-- Goal of the exercise --
Leaving out every picture, retype the lines below from the top through the one that contains "BB 1/4 DOSE']".

━━ Collected material

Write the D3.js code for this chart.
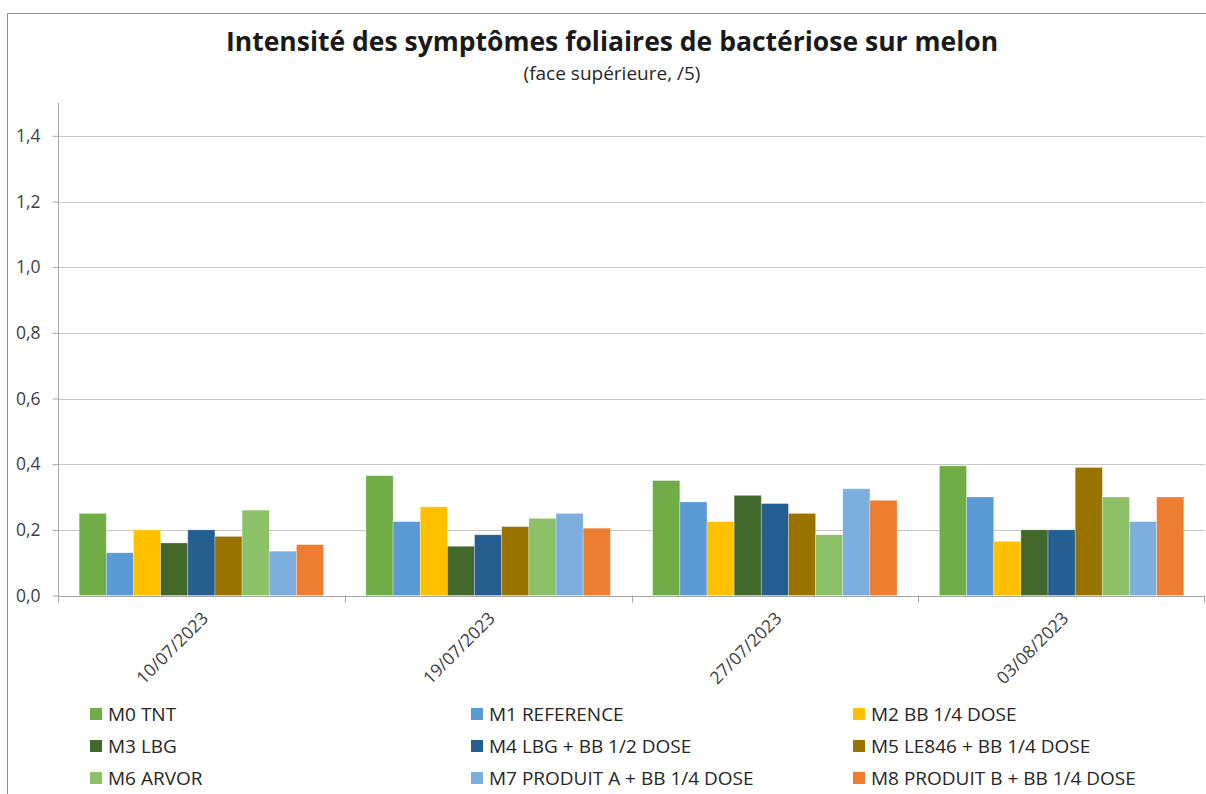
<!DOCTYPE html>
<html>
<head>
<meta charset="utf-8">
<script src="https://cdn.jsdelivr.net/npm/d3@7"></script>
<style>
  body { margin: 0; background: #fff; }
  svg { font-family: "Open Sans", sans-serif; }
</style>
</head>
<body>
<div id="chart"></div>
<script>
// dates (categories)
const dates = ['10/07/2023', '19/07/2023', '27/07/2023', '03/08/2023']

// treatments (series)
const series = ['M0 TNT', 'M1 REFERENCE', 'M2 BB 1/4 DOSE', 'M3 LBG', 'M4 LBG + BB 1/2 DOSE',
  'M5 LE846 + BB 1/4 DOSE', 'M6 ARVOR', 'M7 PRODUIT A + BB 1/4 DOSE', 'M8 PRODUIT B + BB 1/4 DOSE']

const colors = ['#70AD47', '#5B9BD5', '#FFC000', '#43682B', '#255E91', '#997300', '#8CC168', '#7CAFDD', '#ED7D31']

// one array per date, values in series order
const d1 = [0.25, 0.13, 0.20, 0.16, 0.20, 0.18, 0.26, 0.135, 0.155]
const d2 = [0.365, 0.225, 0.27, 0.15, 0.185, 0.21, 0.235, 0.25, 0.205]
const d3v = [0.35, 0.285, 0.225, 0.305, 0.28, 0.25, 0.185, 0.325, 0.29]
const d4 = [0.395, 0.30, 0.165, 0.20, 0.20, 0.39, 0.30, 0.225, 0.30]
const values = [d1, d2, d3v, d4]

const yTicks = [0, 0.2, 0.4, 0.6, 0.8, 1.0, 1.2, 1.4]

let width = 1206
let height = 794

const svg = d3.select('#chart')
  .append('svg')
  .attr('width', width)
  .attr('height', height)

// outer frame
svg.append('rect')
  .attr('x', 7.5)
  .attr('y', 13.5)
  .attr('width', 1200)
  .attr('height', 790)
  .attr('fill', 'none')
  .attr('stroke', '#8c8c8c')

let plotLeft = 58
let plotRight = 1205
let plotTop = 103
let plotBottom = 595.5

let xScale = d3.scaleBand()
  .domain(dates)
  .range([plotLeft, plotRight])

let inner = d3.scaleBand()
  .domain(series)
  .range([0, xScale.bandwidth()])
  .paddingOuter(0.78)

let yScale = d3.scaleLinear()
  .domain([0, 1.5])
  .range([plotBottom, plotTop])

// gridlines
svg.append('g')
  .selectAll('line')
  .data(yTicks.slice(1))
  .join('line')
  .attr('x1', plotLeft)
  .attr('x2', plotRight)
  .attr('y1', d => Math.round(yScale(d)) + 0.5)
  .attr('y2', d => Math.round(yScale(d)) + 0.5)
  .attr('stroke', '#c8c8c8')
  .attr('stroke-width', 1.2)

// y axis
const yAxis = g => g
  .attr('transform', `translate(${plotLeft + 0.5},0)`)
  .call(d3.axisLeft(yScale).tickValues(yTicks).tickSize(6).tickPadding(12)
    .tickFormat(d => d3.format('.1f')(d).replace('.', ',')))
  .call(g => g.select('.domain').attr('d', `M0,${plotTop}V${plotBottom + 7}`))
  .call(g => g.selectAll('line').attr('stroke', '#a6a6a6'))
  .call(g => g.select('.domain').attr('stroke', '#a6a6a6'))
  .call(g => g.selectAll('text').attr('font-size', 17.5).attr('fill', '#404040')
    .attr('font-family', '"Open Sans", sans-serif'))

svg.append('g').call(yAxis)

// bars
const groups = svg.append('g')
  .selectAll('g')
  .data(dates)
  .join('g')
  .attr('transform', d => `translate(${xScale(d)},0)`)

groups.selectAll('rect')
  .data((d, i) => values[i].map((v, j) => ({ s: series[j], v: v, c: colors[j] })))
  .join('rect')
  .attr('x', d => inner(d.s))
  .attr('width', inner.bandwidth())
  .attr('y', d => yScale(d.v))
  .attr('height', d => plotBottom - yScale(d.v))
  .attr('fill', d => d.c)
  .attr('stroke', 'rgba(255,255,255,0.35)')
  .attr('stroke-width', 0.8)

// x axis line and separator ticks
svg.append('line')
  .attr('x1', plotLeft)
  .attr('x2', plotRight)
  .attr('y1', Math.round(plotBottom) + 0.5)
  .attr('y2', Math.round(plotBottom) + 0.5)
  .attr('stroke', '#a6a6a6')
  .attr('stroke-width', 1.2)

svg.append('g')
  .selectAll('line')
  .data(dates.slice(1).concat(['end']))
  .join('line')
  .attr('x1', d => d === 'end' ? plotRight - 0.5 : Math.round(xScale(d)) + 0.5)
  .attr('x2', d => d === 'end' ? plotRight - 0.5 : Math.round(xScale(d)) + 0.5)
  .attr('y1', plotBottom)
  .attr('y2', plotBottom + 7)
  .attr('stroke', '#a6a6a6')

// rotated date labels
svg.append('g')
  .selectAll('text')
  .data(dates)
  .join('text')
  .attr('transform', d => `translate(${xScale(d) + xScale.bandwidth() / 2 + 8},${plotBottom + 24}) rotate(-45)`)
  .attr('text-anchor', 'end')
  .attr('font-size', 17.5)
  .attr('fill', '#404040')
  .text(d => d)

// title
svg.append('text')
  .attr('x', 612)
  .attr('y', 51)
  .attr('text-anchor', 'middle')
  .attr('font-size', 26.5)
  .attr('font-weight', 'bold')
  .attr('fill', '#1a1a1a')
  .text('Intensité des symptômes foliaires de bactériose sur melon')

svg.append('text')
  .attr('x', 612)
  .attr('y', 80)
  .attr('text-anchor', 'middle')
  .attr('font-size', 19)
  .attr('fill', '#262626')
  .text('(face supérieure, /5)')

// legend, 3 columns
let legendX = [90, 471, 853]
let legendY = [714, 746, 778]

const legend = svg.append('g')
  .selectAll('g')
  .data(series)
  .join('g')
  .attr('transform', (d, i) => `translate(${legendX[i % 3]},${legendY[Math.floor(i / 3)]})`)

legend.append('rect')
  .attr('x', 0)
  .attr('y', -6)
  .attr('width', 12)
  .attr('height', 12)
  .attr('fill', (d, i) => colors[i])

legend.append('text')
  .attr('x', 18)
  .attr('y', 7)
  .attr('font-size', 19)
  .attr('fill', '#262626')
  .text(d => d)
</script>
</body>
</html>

━━━━

-- Output below --
Write the D3.js code for this chart.
<!DOCTYPE html>
<html>
<head>
<meta charset="utf-8">
<script src="https://cdn.jsdelivr.net/npm/d3@7"></script>
<style>
  body { margin: 0; background: #fff; }
  svg { font-family: "Open Sans", sans-serif; }
</style>
</head>
<body>
<div id="chart"></div>
<script>
// dates (categories)
const dates = ['10/07/2023', '19/07/2023', '27/07/2023', '03/08/2023']

// treatments (series)
const series = ['M0 TNT', 'M1 REFERENCE', 'M2 BB 1/4 DOSE', 'M3 LBG', 'M4 LBG + BB 1/2 DOSE',
  'M5 LE846 + BB 1/4 DOSE', 'M6 ARVOR', 'M7 PRODUIT A + BB 1/4 DOSE', 'M8 PRODUIT B + BB 1/4 DOSE']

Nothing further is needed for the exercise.